_Work to complete_
Once the pictures are set aside, transcribe the remaining data exactly.

_Dataset content_
------------------------------

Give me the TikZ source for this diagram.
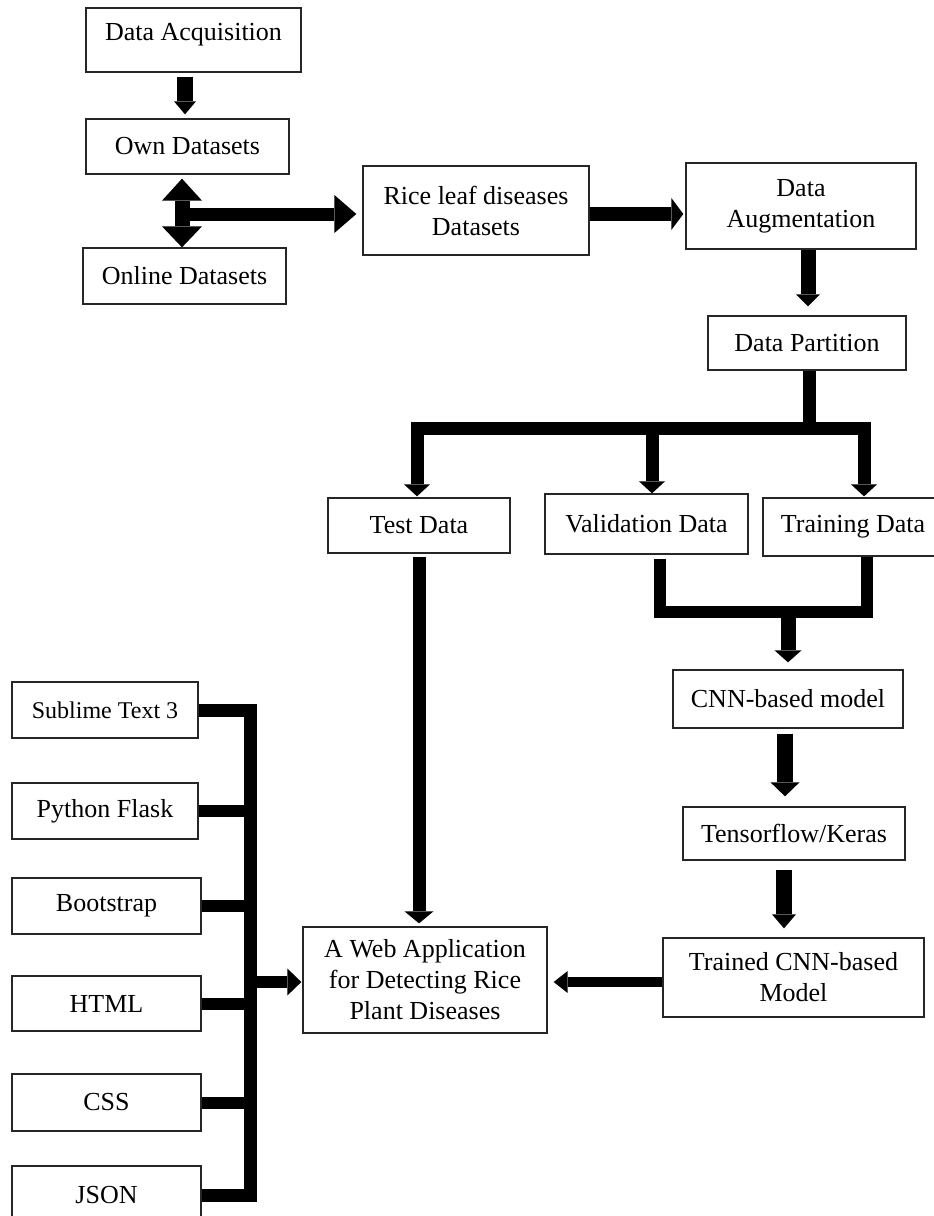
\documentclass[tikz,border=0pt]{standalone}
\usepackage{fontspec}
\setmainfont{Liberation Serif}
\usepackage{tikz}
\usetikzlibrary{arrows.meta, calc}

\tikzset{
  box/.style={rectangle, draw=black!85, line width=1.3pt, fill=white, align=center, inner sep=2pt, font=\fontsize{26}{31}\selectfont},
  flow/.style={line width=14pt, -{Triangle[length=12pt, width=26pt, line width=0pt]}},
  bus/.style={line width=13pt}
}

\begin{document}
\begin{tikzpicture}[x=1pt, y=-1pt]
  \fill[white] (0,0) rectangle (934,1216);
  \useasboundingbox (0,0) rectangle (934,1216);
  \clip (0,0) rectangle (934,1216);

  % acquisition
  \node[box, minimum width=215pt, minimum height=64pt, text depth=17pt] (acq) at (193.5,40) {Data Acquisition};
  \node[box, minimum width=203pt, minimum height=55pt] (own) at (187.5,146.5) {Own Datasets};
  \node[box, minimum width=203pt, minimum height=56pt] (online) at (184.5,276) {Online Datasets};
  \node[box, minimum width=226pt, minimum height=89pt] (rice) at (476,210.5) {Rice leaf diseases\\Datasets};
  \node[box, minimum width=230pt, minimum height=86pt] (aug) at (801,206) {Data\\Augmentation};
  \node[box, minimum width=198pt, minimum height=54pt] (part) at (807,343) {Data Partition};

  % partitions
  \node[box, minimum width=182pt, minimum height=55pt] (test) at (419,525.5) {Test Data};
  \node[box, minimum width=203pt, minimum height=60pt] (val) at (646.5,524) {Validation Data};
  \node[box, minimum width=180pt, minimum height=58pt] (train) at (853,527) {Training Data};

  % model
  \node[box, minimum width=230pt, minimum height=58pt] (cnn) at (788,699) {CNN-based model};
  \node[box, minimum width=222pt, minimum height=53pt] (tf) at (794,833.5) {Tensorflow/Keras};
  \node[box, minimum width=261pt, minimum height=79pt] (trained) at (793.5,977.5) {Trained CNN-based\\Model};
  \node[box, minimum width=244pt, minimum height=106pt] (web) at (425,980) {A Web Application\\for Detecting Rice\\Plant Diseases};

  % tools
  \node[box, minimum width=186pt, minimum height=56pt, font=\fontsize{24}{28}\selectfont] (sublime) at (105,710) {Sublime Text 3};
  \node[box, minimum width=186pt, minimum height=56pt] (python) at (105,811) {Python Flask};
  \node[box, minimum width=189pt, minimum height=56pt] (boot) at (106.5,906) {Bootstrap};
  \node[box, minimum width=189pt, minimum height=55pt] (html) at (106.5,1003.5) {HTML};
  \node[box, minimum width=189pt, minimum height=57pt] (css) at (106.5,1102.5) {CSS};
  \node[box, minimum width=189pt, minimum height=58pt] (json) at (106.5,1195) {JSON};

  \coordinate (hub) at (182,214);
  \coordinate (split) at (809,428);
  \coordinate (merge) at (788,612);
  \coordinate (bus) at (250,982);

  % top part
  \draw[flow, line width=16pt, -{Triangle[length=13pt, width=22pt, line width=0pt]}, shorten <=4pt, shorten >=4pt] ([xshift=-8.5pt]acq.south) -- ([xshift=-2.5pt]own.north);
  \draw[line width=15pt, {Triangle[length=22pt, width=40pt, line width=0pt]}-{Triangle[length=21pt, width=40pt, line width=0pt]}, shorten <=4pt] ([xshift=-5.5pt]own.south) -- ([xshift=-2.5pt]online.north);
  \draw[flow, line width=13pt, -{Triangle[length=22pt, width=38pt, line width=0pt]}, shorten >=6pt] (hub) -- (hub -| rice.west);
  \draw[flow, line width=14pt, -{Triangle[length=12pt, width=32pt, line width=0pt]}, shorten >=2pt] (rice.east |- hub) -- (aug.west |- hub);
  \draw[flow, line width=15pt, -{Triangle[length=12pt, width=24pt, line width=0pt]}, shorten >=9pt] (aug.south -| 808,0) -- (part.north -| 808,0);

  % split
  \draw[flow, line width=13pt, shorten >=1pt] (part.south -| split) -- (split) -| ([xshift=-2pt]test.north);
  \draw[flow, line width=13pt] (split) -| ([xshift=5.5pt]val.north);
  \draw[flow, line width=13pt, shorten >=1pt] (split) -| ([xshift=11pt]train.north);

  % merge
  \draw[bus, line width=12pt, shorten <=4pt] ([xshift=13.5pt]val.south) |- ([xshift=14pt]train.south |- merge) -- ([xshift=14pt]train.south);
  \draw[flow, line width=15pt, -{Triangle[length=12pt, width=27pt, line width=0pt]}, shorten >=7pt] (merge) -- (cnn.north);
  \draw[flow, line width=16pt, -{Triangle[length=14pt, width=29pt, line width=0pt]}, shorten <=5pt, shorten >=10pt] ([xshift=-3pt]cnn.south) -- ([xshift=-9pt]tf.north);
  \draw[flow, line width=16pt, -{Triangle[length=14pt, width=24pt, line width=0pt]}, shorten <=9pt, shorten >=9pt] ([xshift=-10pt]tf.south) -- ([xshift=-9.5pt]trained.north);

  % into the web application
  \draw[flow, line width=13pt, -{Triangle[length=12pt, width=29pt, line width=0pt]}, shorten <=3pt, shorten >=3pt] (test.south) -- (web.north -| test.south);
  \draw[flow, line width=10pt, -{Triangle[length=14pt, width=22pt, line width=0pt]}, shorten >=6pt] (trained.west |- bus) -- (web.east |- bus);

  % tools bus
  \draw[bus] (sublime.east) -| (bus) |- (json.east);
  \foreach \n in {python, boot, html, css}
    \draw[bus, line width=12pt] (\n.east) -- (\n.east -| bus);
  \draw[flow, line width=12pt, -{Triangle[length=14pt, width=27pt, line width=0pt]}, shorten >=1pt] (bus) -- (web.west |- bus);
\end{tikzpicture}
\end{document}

------------------------------

_The completed task_
Give me the TikZ source for this diagram.
\documentclass[tikz,border=0pt]{standalone}
\usepackage{fontspec}
\setmainfont{Liberation Serif}
\usepackage{tikz}
\usetikzlibrary{arrows.meta, calc}

\tikzset{
  box/.style={rectangle, draw=black!85, line width=1.3pt, fill=white, align=center, inner sep=2pt, font=\fontsize{26}{31}\selectfont},
  flow/.style={line width=14pt, -{Triangle[length=12pt, width=26pt, line width=0pt]}},
  bus/.style={line width=13pt}
}

\begin{document}
\begin{tikzpicture}[x=1pt, y=-1pt]
  \fill[white] (0,0) rectangle (934,1216);
  \useasboundingbox (0,0) rectangle (934,1216);
  \clip (0,0) rectangle (934,1216);

  % acquisition
  \node[box, minimum width=215pt, minimum height=64pt, text depth=17pt] (acq) at (193.5,40) {Data Acquisition};
  \node[box, minimum width=203pt, minimum height=55pt] (own) at (187.5,146.5) {Own Datasets};
  \node[box, minimum width=203pt, minimum height=56pt] (online) at (184.5,276) {Online Datasets};
  \node[box, minimum width=226pt, minimum height=89pt] (rice) at (476,210.5) {Rice leaf diseases\\Datasets};
  \node[box, minimum width=230pt, minimum height=86pt] (aug) at (801,206) {Data\\Augmentation};
  \node[box, minimum width=198pt, minimum height=54pt] (part) at (807,343) {Data Partition};

  % partitions
  \node[box, minimum width=182pt, minimum height=55pt] (test) at (419,525.5) {Test Data};
  \node[box, minimum width=203pt, minimum height=60pt] (val) at (646.5,524) {Validation Data};
  \node[box, minimum width=180pt, minimum height=58pt] (train) at (853,527) {Training Data};

  % model
  \node[box, minimum width=230pt, minimum height=58pt] (cnn) at (788,699) {CNN-based model};
  \node[box, minimum width=222pt, minimum height=53pt] (tf) at (794,833.5) {Tensorflow/Keras};
  \node[box, minimum width=261pt, minimum height=79pt] (trained) at (793.5,977.5) {Trained CNN-based\\Model};
  \node[box, minimum width=244pt, minimum height=106pt] (web) at (425,980) {A Web Application\\for Detecting Rice\\Plant Diseases};

  % tools
  \node[box, minimum width=186pt, minimum height=56pt, font=\fontsize{24}{28}\selectfont] (sublime) at (105,710) {Sublime Text 3};
  \node[box, minimum width=186pt, minimum height=56pt] (python) at (105,811) {Python Flask};
  \node[box, minimum width=189pt, minimum height=56pt] (boot) at (106.5,906) {Bootstrap};
  \node[box, minimum width=189pt, minimum height=55pt] (html) at (106.5,1003.5) {HTML};
  \node[box, minimum width=189pt, minimum height=57pt] (css) at (106.5,1102.5) {CSS};
  \node[box, minimum width=189pt, minimum height=58pt] (json) at (106.5,1195) {JSON};

  \coordinate (hub) at (182,214);
  \coordinate (split) at (809,428);
  \coordinate (merge) at (788,612);
  \coordinate (bus) at (250,982);

  % top part
  \draw[flow, line width=16pt, -{Triangle[length=13pt, width=22pt, line width=0pt]}, shorten <=4pt, shorten >=4pt] ([xshift=-8.5pt]acq.south) -- ([xshift=-2.5pt]own.north);
  \draw[line width=15pt, {Triangle[length=22pt, width=40pt, line width=0pt]}-{Triangle[length=21pt, width=40pt, line width=0pt]}, shorten <=4pt] ([xshift=-5.5pt]own.south) -- ([xshift=-2.5pt]online.north);
  \draw[flow, line width=13pt, -{Triangle[length=22pt, width=38pt, line width=0pt]}, shorten >=6pt] (hub) -- (hub -| rice.west);
  \draw[flow, line width=14pt, -{Triangle[length=12pt, width=32pt, line width=0pt]}, shorten >=2pt] (rice.east |- hub) -- (aug.west |- hub);
  \draw[flow, line width=15pt, -{Triangle[length=12pt, width=24pt, line width=0pt]}, shorten >=9pt] (aug.south -| 808,0) -- (part.north -| 808,0);

  % split
  \draw[flow, line width=13pt, shorten >=1pt] (part.south -| split) -- (split) -| ([xshift=-2pt]test.north);
  \draw[flow, line width=13pt] (split) -| ([xshift=5.5pt]val.north);
  \draw[flow, line width=13pt, shorten >=1pt] (split) -| ([xshift=11pt]train.north);

  % merge
  \draw[bus, line width=12pt, shorten <=4pt] ([xshift=13.5pt]val.south) |- ([xshift=14pt]train.south |- merge) -- ([xshift=14pt]train.south);
  \draw[flow, line width=15pt, -{Triangle[length=12pt, width=27pt, line width=0pt]}, shorten >=7pt] (merge) -- (cnn.north);
  \draw[flow, line width=16pt, -{Triangle[length=14pt, width=29pt, line width=0pt]}, shorten <=5pt, shorten >=10pt] ([xshift=-3pt]cnn.south) -- ([xshift=-9pt]tf.north);
  \draw[flow, line width=16pt, -{Triangle[length=14pt, width=24pt, line width=0pt]}, shorten <=9pt, shorten >=9pt] ([xshift=-10pt]tf.south) -- ([xshift=-9.5pt]trained.north);

  % into the web application
  \draw[flow, line width=13pt, -{Triangle[length=12pt, width=29pt, line width=0pt]}, shorten <=3pt, shorten >=3pt] (test.south) -- (web.north -| test.south);
  \draw[flow, line width=10pt, -{Triangle[length=14pt, width=22pt, line width=0pt]}, shorten >=6pt] (trained.west |- bus) -- (web.east |- bus);

  % tools bus
  \draw[bus] (sublime.east) -| (bus) |- (json.east);
  \foreach \n in {python, boot, html, css}
    \draw[bus, line width=12pt] (\n.east) -- (\n.east -| bus);
  \draw[flow, line width=12pt, -{Triangle[length=14pt, width=27pt, line width=0pt]}, shorten >=1pt] (bus) -- (web.west |- bus);
\end{tikzpicture}
\end{document}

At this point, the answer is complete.